Auf die Seite dieses missionarischen identitären Islam haben sich - freiwillig, bewusst oder unwissend - in Deutschland vor allem diejenigen geschlagen, die im Namen der Vielfalt, des Antirassismus gegen sogenannte Islamophobie auftreten. Dazu gehören auch Politiker, die lieber Apartheid von Frauen im Namen der Religionsfreiheit tolerieren, als in den Verdacht zu geraten, populistisch oder islamophob zu sein.
Unsere Gastautorin Necla Kelek ist Soziologin und Autorin. Sie beschäftigt sich mit dem Thema Islam.
So argumentieren aktuell 110 "diskriminierungskritische Pädagog*innen" gegen ein Verbot des Kinderkopftuchs an Schulen; eine Forderung, für die die Menschenrechtsorganisation Terre des Femmes Unterschriften sammelt. Das Kopftuch, behaupten diese Lehrer, würde muslimischen Kindern helfen, "selbstbestimmt ihr Leben zu gestalten". Und: "Ein Kopftuchverbot für Minderjährige würde zudem manchen Mädchen den Zugang zu Bildungseinrichtungen verwehren." Sprich: Wir sind für das Kopftuch, weil der Vater die Tochter sonst nicht zur Schule lässt. Nicht die Ausgrenzung von Frauen durch Kleidung oder Stigmatisierung von Kindern als Sexualwesen wird problematisiert, nicht die Herrschaft der Männer über die Frauen, sondern das Recht, anders zu sein. Selbstbestimmung wird reduziert auf die Freiheit, Form und Farbe des Kopftuches zu wählen. Nicht die Vermittlung von Freiheitswerten, sondern die eines gleichmacherischen Kulturrelativismus ist die Position von einer nicht kleinen Zahl von Lehrenden an unseren Universitäten und Hochschulen.

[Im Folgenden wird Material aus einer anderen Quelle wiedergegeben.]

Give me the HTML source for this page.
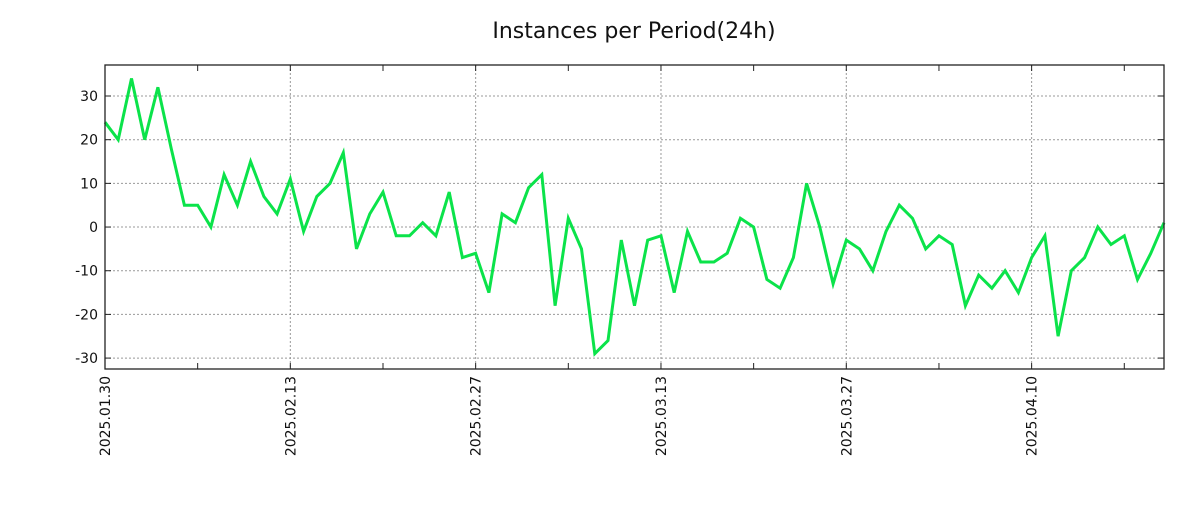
<!DOCTYPE html>
<html><head><meta charset="utf-8"><style>
body{margin:0;background:#fff;width:1200px;height:500px;overflow:hidden}
svg{font-family:"DejaVu Sans","Liberation Sans",sans-serif}
</style></head><body>
<svg id="chart" width="1200" height="500">
<text x="634" y="38" font-size="22" text-anchor="middle" fill="#111">Instances per Period(24h)</text>
<g id="grid"></g>
<g id="axes"></g>
<path id="line" fill="none" stroke="#0be34a" stroke-width="3" stroke-linejoin="miter"></path>
<rect x="105" y="65" width="1059" height="304" fill="none" stroke="#222" stroke-width="1.3"></rect>
</svg>
<script>
const values=[24,20,34,20,32,18,5,5,0,12,5,15,7,3,11,-1,7,10,17,-5,3,8,-2,-2,1,-2,8,-7,-6,-15,3,1,9,12,-18,2,-5,-29,-26,-3,-18,-3,-2,-15,-1,-8,-8,-6,2,0,-12,-14,-7,10,0,-13,-3,-5,-10,-1,5,2,-5,-2,-4,-18,-11,-14,-10,-15,-7,-2,-25,-10,-7,0,-4,-2,-12,-6,1];
const yTicks=[-30,-20,-10,0,10,20,30];
const xTickLabels=["2025.01.30","2025.02.13","2025.02.27","2025.03.13","2025.03.27","2025.04.10"];
const xTickDays=[0,14,28,42,56,70];
const X0=105,X1=1164,Y0=65,Y1=369,yMin=-32.5,yMax=37.1,nDays=80;
const sx=d=>X0+(X1-X0)*d/nDays;
const sy=v=>Y1-(Y1-Y0)*(v-yMin)/(yMax-yMin);
const NS="http://www.w3.org/2000/svg";
const grid=document.getElementById('grid'),axes=document.getElementById('axes');
function mk(tag,attrs,parent){const e=document.createElementNS(NS,tag);for(const k in attrs)e.setAttribute(k,attrs[k]);parent.appendChild(e);return e;}
yTicks.forEach(v=>{const y=sy(v);
 const g=mk('line',{x1:X0,x2:X1,y1:y,y2:y,stroke:'#999','stroke-dasharray':'2,2'},grid);
 
 
 const t1=mk('line',{x1:X0,x2:X0+6,y1:y,y2:y,stroke:'#222'},axes);
 
 
 const t2=mk('line',{x1:X1-6,x2:X1,y1:y,y2:y,stroke:'#222'},axes);
 
 
 const tx=mk('text',{x:X0-7,y:y+5,'font-size':14,'text-anchor':'end',fill:'#111'},axes);
 tx.textContent=v;
 
 
});
for(let d=0;d<=nDays;d+=7){const x=sx(d);
 const a=mk('line',{x1:x,x2:x,y1:Y1,y2:Y1-6,stroke:'#222'},axes);
 
 
 const b=mk('line',{x1:x,x2:x,y1:Y0,y2:Y0+6,stroke:'#222'},axes);
 
 
}
xTickDays.forEach((d,i)=>{const x=sx(d);
 const g=mk('line',{x1:x,x2:x,y1:Y0,y2:Y1,stroke:'#999','stroke-dasharray':'2,2'},grid);
 
 
 const t=mk('text',{x:0,y:0,'font-size':14,'text-anchor':'end',fill:'#111',transform:`translate(${x+5},${Y1+7}) rotate(-90)`},axes);
 t.textContent=xTickLabels[i];
 
 
});
document.getElementById('line').setAttribute('d',values.map((v,i)=>(i?'L':'M')+sx(i).toFixed(1)+','+sy(v).toFixed(1)).join(''));
</script>
</body></html>
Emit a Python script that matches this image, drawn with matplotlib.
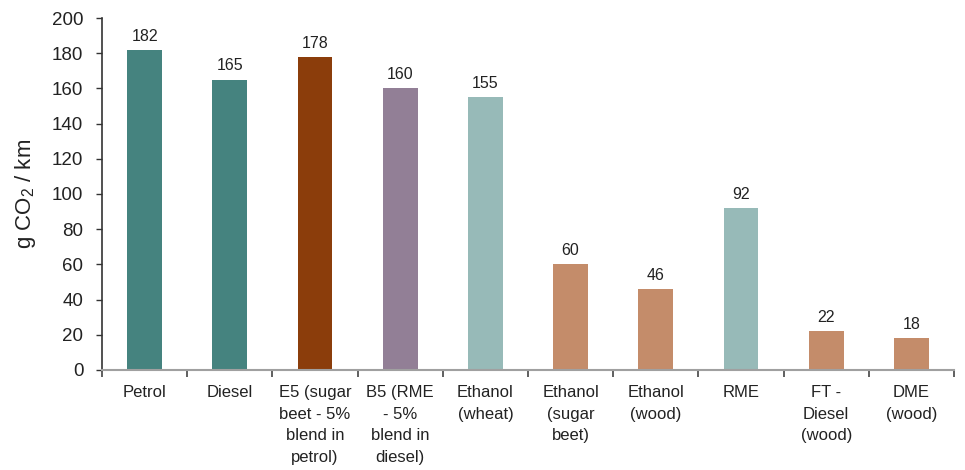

Diese Kulturrelativisten, kritisiert der Islamwissenschaftler Bassam Tibi, halten "die Aufklärung für eine europäische Marotte" und alle anderen nichteuropäischen Kulturen und Traditionen für schützenswert, auch wenn sie gegen die universellen Menschenrechte verstoßen. Dabei liegt die ursächliche Schuld wie üblich beim "Westen", der, wie die Kulturwissenschaftlerin Christina von Braun im Buch "Verschleierte Wirklichkeit" schreibt: "...wenn es den Schleier nicht schon gegeben hätte, der Westen hätte ihn erfinden müssen". Für sie "gibt es die ,Frau im Islam' nicht" und Zwangsheirat, Ehrenmord und Genitalverstümmelung seien allgemeine Übel, hätten keine dem Islam exklusiv zuzurechnenden Ursachen. Das ist Konsens bis in manche Seminare, Institute, Stiftungen und Ministerien hinein.
Wir müssen uns nicht wundern, wenn die künftige von diesen Professoren ausgebildete Lehrergeneration es für selbstverständlich hält, wenn Mädchen und Jungen getrennt unterrichtet werden, Mädchen nicht am Schwimmunterricht und Klassenreisen teilnehmen, weil sie ja "selbst ihr Leben gestalten". Die Schule als Agentur der Freiheit hat ausgedient, und mit solchen Lehrern keine Zukunft. Dafür das Kopftuch von Chanel oder H&M.